- Short task
Starting at the first line of the data, please print exactly those lines through the one that holds "legend_count = 3", omitting every picture.

- Source data
^^^^^^^^

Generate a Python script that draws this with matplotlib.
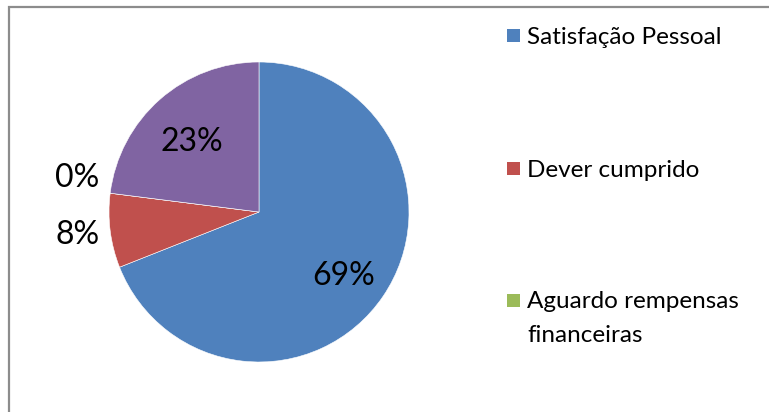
import numpy as np
import matplotlib
matplotlib.use("Agg")
import matplotlib.pyplot as plt
from matplotlib.patches import Rectangle

categories = ["Satisfação Pessoal", "Dever cumprido",
              "Aguardo rempensas\nfinanceiras", "Outros"]
values = [69, 8, 0, 23]
colors = ["#4F81BD", "#C0504D", "#9BBB59", "#8064A2"]
legend_count = 3

FONT = ["Lato", "DejaVu Sans"]
W, H = 769, 412

fig = plt.figure(figsize=(W / 100, H / 100), dpi=100)
fig.patch.set_facecolor("white")

def fx(px):
    return px / W

def fy(py):
    return 1 - py / H

# chart area border (open to the right and bottom)
fig.add_artist(Rectangle((fx(9), fy(420)), fx(780) - fx(9), fy(7) - fy(420),
                         transform=fig.transFigure, fill=False,
                         edgecolor="#8C8C8C", linewidth=1.6))

# pie centred at (259, 212) px with radius 150 px
cx, cy, r = 259, 212, 150
ax = fig.add_axes([fx(cx - r), fy(cy + r), 2 * r / W, 2 * r / H])
wedges, _ = ax.pie(values, colors=colors, startangle=90, counterclock=False,
                   wedgeprops=dict(edgecolor="white", linewidth=0.4))
ax.set_xlim(-1, 1)
ax.set_ylim(-1, 1)
ax.set_aspect("equal")
ax.axis("off")

# percentage labels: large slices inside, small ones outside
for i, (w, v) in enumerate(zip(wedges, values)):
    mid = np.deg2rad((w.theta1 + w.theta2) / 2)
    inside = v >= 20
    dist = 0.68 if inside else 1.22
    x, y = dist * np.cos(mid), dist * np.sin(mid)
    if inside:
        y -= 0.045
    if v == 0:
        y += 0.075
    ax.text(x, y, f"{v}%", ha="center", va="center", fontsize=23,
            family=FONT, color="black")

# legend
rows = [35, 168, 300]
sq = 13
for i in range(legend_count):
    ty = rows[i]
    fig.add_artist(Rectangle((fx(507), fy(ty + sq / 2)), fx(sq), fy(ty - sq / 2) - fy(ty + sq / 2),
                             transform=fig.transFigure, facecolor=colors[i],
                             edgecolor="none"))
    lines = categories[i].split("\n")
    for k, line in enumerate(lines):
        fig.text(fx(527), fy(ty + 33 * k), line, ha="left", va="center_baseline",
                 fontsize=17.5, family=FONT, color="black")

fig.savefig("out.png", dpi=100, facecolor="white")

^^^^^^^^

- Task solution
Generate a Python script that draws this with matplotlib.
import numpy as np
import matplotlib
matplotlib.use("Agg")
import matplotlib.pyplot as plt
from matplotlib.patches import Rectangle

categories = ["Satisfação Pessoal", "Dever cumprido",
              "Aguardo rempensas\nfinanceiras", "Outros"]
values = [69, 8, 0, 23]
colors = ["#4F81BD", "#C0504D", "#9BBB59", "#8064A2"]
legend_count = 3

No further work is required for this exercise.